Now the debate over cloned food is going into overtime. The FDA on Apr. 2 announced a 30-day extension of the period for public comment until May 3. Several organizations had asked for more time to examine the issue, including the activist group Center for Food Safety and industry associations such as the American Frozen Food Institute, the American Bakers Assn., the Food Marketing Institute, and the International Dairy Foods Assn. "The agency is taking this action in response to a request for an extension to allow interested persons additional time to submit comments," says the FDA in a news release.

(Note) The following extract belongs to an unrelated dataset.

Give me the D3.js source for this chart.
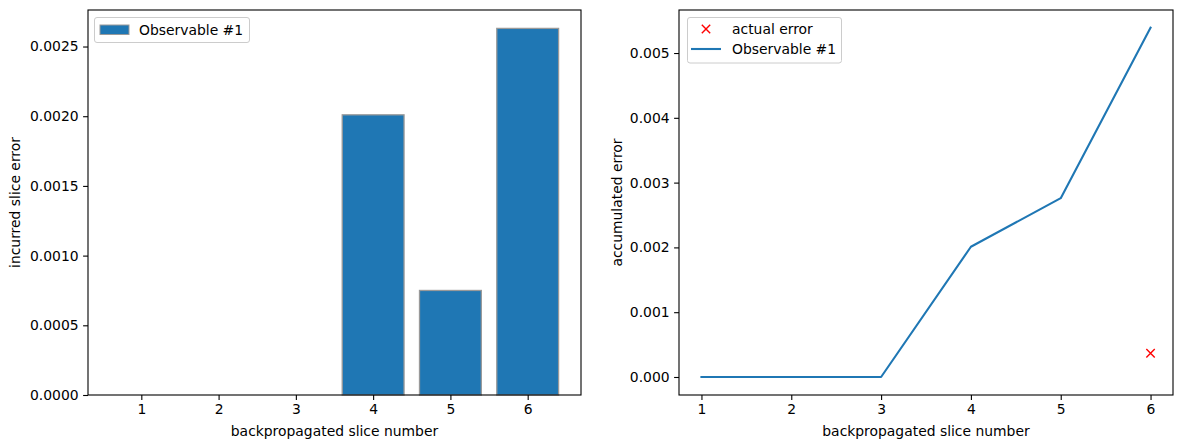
<!DOCTYPE html>
<html>
<head>
<meta charset="utf-8">
<script src="https://cdn.jsdelivr.net/npm/d3@7"></script>
<style>
  body { margin: 0; background: #fff; }
  svg, svg text { font-family: "DejaVu Sans", sans-serif; }
  .tick text { font-size: 13.9px; fill: #000; font-family: "DejaVu Sans", sans-serif; }
  .domain { display: none; }
</style>
</head>
<body>
<svg id="chart"></svg>
<script>
const width = 1182, height = 448;

// data
const slices = [1, 2, 3, 4, 5, 6];
const incurredError = [0, 0, 0, 0.00201, 0.00075, 0.00263];
const accumulatedError = [0, 0, 0, 0.00201, 0.00276, 0.00539];
const actualError = [{ slice: 6, value: 0.000366 }];
const leftTicks = [0, 0.0005, 0.001, 0.0015, 0.002, 0.0025];
const rightTicks = [0, 0.001, 0.002, 0.003, 0.004, 0.005];

const blue = "#1f77b4";

const svg = d3.select("#chart")
    .attr("width", width)
    .attr("height", height);

// axes boxes
const left = { x0: 88, x1: 581, y0: 10, y1: 395 };
const right = { x0: 679, x1: 1173, y0: 10, y1: 395 };

function frame(box, xScale, yScale, yTicks, yFmt, yLabel, labelGap) {
    const g = svg.append("g");
    g.append("g")
        .attr("transform", `translate(0,${box.y1})`)
        .call(d3.axisBottom(xScale).tickValues(slices).tickSize(4.9).tickPadding(4.5).tickFormat(d3.format("d")))
        .call(a => a.attr("font-family", null).attr("font-size", null))
        .call(a => a.selectAll(".tick line").attr("stroke", "#000").attr("stroke-width", 1.1))
        .call(a => a.selectAll(".tick text").attr("dy", "0.71em"));
    g.append("g")
        .attr("transform", `translate(${box.x0},0)`)
        .call(d3.axisLeft(yScale).tickValues(yTicks).tickSize(4.9).tickPadding(4.5).tickFormat(yFmt))
        .call(a => a.attr("font-family", null).attr("font-size", null))
        .call(a => a.selectAll(".tick line").attr("stroke", "#000").attr("stroke-width", 1.1));
    g.append("rect")
        .attr("x", box.x0).attr("y", box.y0)
        .attr("width", box.x1 - box.x0).attr("height", box.y1 - box.y0)
        .attr("fill", "none").attr("stroke", "#000").attr("stroke-width", 1.1);
    g.append("text")
        .attr("x", (box.x0 + box.x1) / 2).attr("y", 436)
        .attr("text-anchor", "middle").attr("font-size", "13.9px")
        .text("backpropagated slice number");
    g.append("text")
        .attr("transform", `translate(${box.x0 - labelGap},${(box.y0 + box.y1) / 2}) rotate(-90)`)
        .attr("text-anchor", "middle").attr("font-size", "13.9px")
        .text(yLabel);
    return g;
}

// ---- left: incurred slice error (bars)
const xL = d3.scaleLinear().domain([0.31, 6.69]).range([left.x0, left.x1]);
const yL = d3.scaleLinear().domain([0, 0.002762]).range([left.y1, left.y0]);

svg.append("g").selectAll("rect")
    .data(slices)
    .join("rect")
    .attr("x", (d) => xL(d - 0.4))
    .attr("width", xL(0.8) - xL(0))
    .attr("y", (d, i) => yL(incurredError[i]))
    .attr("height", (d, i) => yL(0) - yL(incurredError[i]))
    .attr("fill", blue)
    .attr("stroke", "#999")
    .attr("stroke-width", 1.3);

frame(left, xL, yL, leftTicks, d3.format(".4f"), "incurred slice error", 68);

// legend left
const legL = svg.append("g");
legL.append("rect").attr("x", 94.5).attr("y", 17.5).attr("width", 155).attr("height", 25)
    .attr("rx", 2.5).attr("fill", "#fff").attr("fill-opacity", 0.8).attr("stroke", "#ccc");
legL.append("rect").attr("x", 100).attr("y", 25).attr("width", 29).attr("height", 9.5)
    .attr("fill", blue).attr("stroke", "#999");
legL.append("text").attr("x", 139).attr("y", 34.5).attr("font-size", "13.9px").text("Observable #1");

// ---- right: accumulated error (line)
const xR = d3.scaleLinear().domain([0.75, 6.25]).range([right.x0, right.x1]);
const yR = d3.scaleLinear().domain([-0.000278, 0.005664]).range([right.y1, right.y0]);

svg.append("path")
    .datum(slices)
    .attr("d", d3.line().x(d => xR(d)).y((d, i) => yR(accumulatedError[i])))
    .attr("fill", "none")
    .attr("stroke", blue)
    .attr("stroke-width", 2.1)
    .attr("stroke-linejoin", "round")
    .attr("stroke-linecap", "square");

const cross = (x, y, s) => `M${x - s},${y - s}L${x + s},${y + s}M${x - s},${y + s}L${x + s},${y - s}`;
svg.append("g").selectAll("path")
    .data(actualError)
    .join("path")
    .attr("d", d => cross(xR(d.slice), yR(d.value), 4.2))
    .attr("stroke", "red").attr("stroke-width", 1.4).attr("fill", "none");

frame(right, xR, yR, rightTicks, d3.format(".3f"), "accumulated error", 57);

// legend right
const legR = svg.append("g");
legR.append("rect").attr("x", 687.5).attr("y", 17.5).attr("width", 154).attr("height", 45.5)
    .attr("rx", 2.5).attr("fill", "#fff").attr("fill-opacity", 0.8).attr("stroke", "#ccc");
legR.append("path").attr("d", cross(706, 29, 4.2)).attr("stroke", "red").attr("stroke-width", 1.4);
legR.append("line").attr("x1", 691).attr("x2", 721).attr("y1", 49).attr("y2", 49)
    .attr("stroke", blue).attr("stroke-width", 2.1);
legR.append("text").attr("x", 732).attr("y", 34).attr("font-size", "13.9px").text("actual error");
legR.append("text").attr("x", 732).attr("y", 54).attr("font-size", "13.9px").text("Observable #1");
</script>
</body>
</html>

The FDA declined to confirm or give any explanation for the extension, but the provision for additional time comes amid a broad public outcry against the agency's plans to make the U.S. the first country in the world to allow milk, meat, and other products from cloned animals into the general food supply. Nearly 4,000 comments have been made on the FDA's Web site. Many of them are from individuals who object to the agency's preliminary plans on the grounds of ethics, safety, or morality. Ledia Elraheb says that scientists should stop trying to play God and bestow life: "God is the only creator," she says (see BusinessWeek.com, 3/7/07, "The Case Against Cloning").
Such opinions, without scientific backing, will carry little weight with the FDA. The agency has said that it will limit its judgment to the science of cloning because it does not have the legal authority to address the ethics or morality of the debate.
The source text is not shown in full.